Stena Line has announced that it expects to order its first fully electric ferry by 2025 at the latest. The Stena Elektra project, a concept to have a fully-electric ferry in place on the Gothenburg – Frederikshavn route by 2030, is now proceeding to building a commercial vessel. The project has been developed by Stena’s in-house technical consultant, Stena Teknik.
The company expects to finalise design specifications within a year. Whilst battery-electric ferries are nothing new, Stena Elektra will be the first large seagoing ferry to run solely on fossil-free power. The 200m long vessels will cary both passengers and freight vehicles in a flexible configuration.
Capacity will be similar to the Stena E-Flexer series with 1,000 passengers and 3000 linear metres of vehicles able to be accommodated. At present the company intends to have two Elektra vessels in service on the Frederikshavn route by 2030.
Commenting on the project, Niclas Mårtensson, CEO Stena Line Group said:
We are now transforming Stena Elektra from a vision to a commercial viable vessel. Within a year we plan to present the outline specifications and latest 2025 we plan to order the first vessel. This will be a quantum leap in short-sea shipping and a huge step towards fossil-free shipping.
Stena has been conducting a number of studies as part of the development of Stena Elektra. Perhaps the most significant is running one of the existing Gothenburg – Frederikshavn vessels, STENA JUTLANDICA, on battery power for part of the time. This project, which has been running since 2018, has provided a valuable insight into running a seagoing ferry on battery power in non-lab conditions.
The aim is that Stena Elektra will be able to run totally on battery power for a distance of at least 50 nautical miles. The vessels will then charge its batteries whilst in port. In order to reach the 50nm target, the weight of the vessel has been reduced as much as possible.

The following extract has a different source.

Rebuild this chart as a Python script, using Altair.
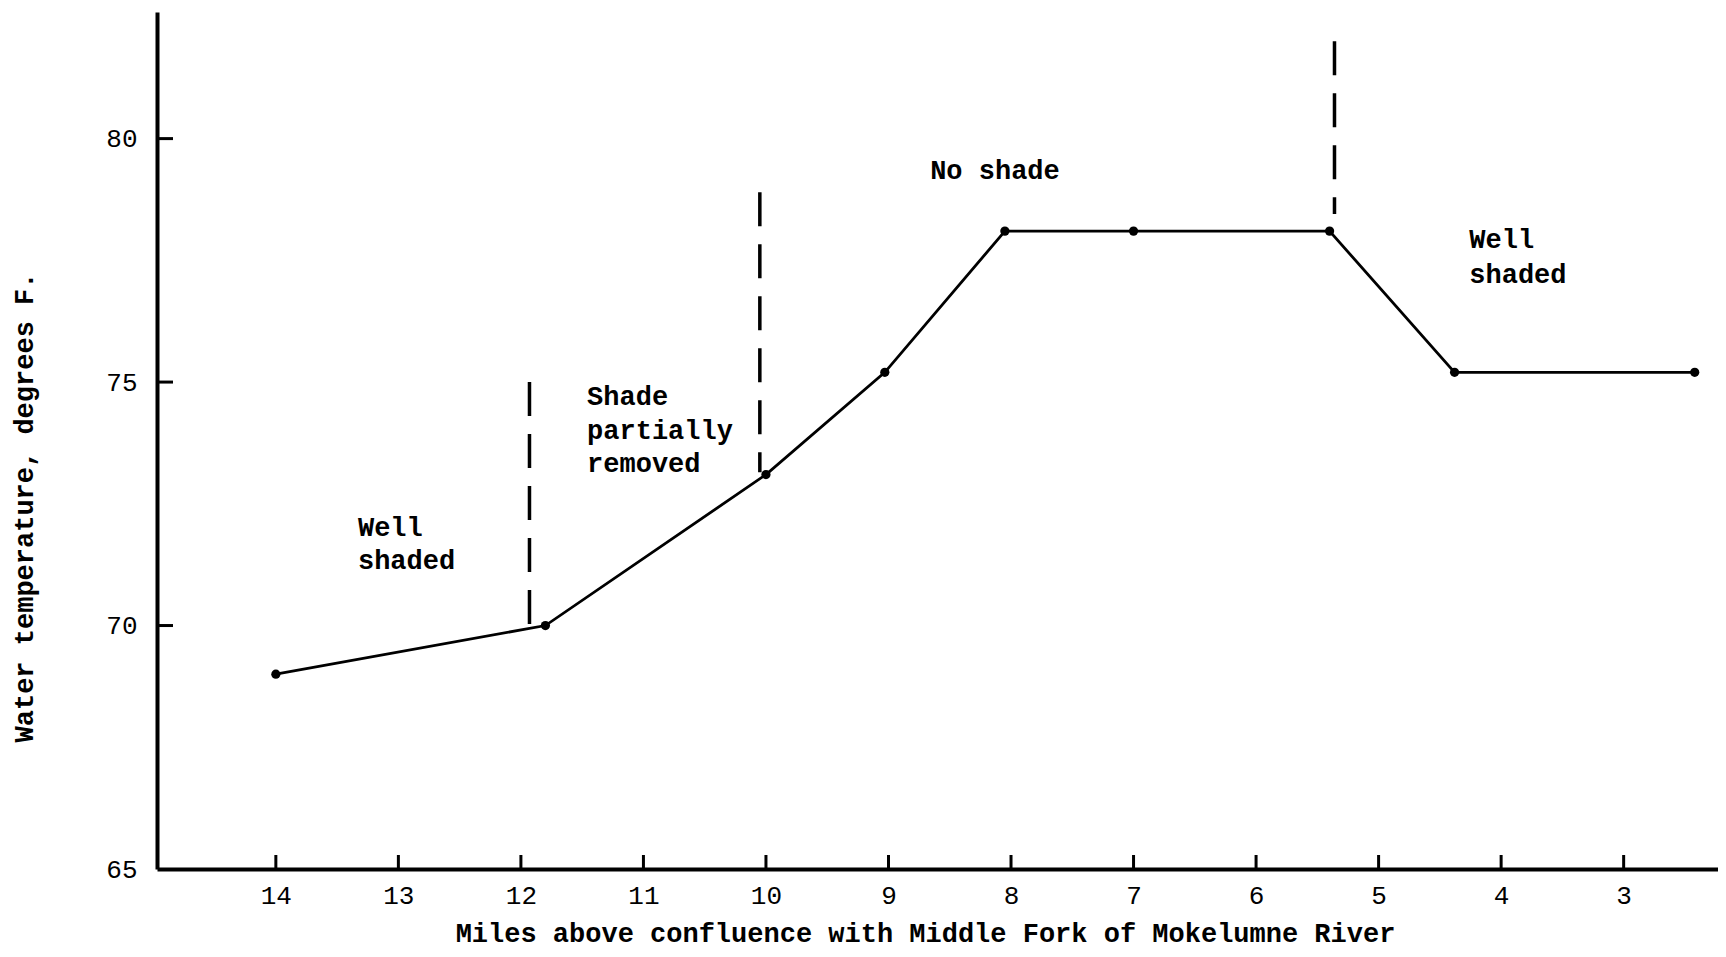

Stena has already done much to reduce weight and improve efficiency on its current E-Flexer series of vessels. Stena Elektra will take this further, building on the knowledge gained from the Stena E-Flexer project and others from across the Stena Sphere.
The use of lightweight composite materials in the structure of Stena Elektra, something previously looked at as part of the shelved F-max project for Larne – Fleetwood ferries, is one such way weight will be saved. Another is the elimination of all unnecessary systems and increased use of technology and AI. The hull itself will be constructed from high tensile steel.
The installation of batteries of a capacity of around 70 mWh and the ability to charge them during a standard turnaround are two of the major challenges that have had to be overcome. In part, battery consumption will also be reduced by the installation of solar panels on the specially shaped top deck.
Commenting further on the electrification of shipping, Niclas Mårtensson, CEO Stena Line and member of the Swedish Government Electrification Commission said:
The electrification of shipping has only just began. We see a great potential for both battery hybrids and battery powered vessels on several of our short-sea shipping routes in the future. But, it takes more than the electrical ships, we also need to develop the infrastructure and charging possibilities in the ports and terminals in the same pace and that is a reason why collaborations projects like this are so important.”
Stena Line is also looking into combining electrification with other alternative fossil free fuels to extend the range of the vessels. This includes fuel cells, hydrogen and bio methanol. The Gothenburg – Kiel ferry STENA GERMANICA is already partially running on Methanol as part of this research, part of a joint project with Wärtsilä.
As with the Stena Jutlandica battery project, the company has also assessed possible future use of methanol in other members of the fleet. The Stena E-Flexer series was designed with future conversion to methanol without the need to replace major machinery.
While the Stena Elektra ships are initially designed to operate the Gothenburg – Frederikshavn route, the company has not ruled out them being added to additional routes in the future.
The announcement that the Stena Elektra project is to proceed to a physical ship comes alongside an announcement that Stena Line is working with the Port of Gothenburg, as well as truck manufacturers Scania and Volvo, to reduce carbon emissions through truck transportation to and from Gothenburg port to zero.
Known as the ‘Tranzero Initiative‘, the aim is to eventually reduce the 55,000 tonnes of Co2 emitted by trucks transiting to and from the port by 70% by 2030 and eventually to zero.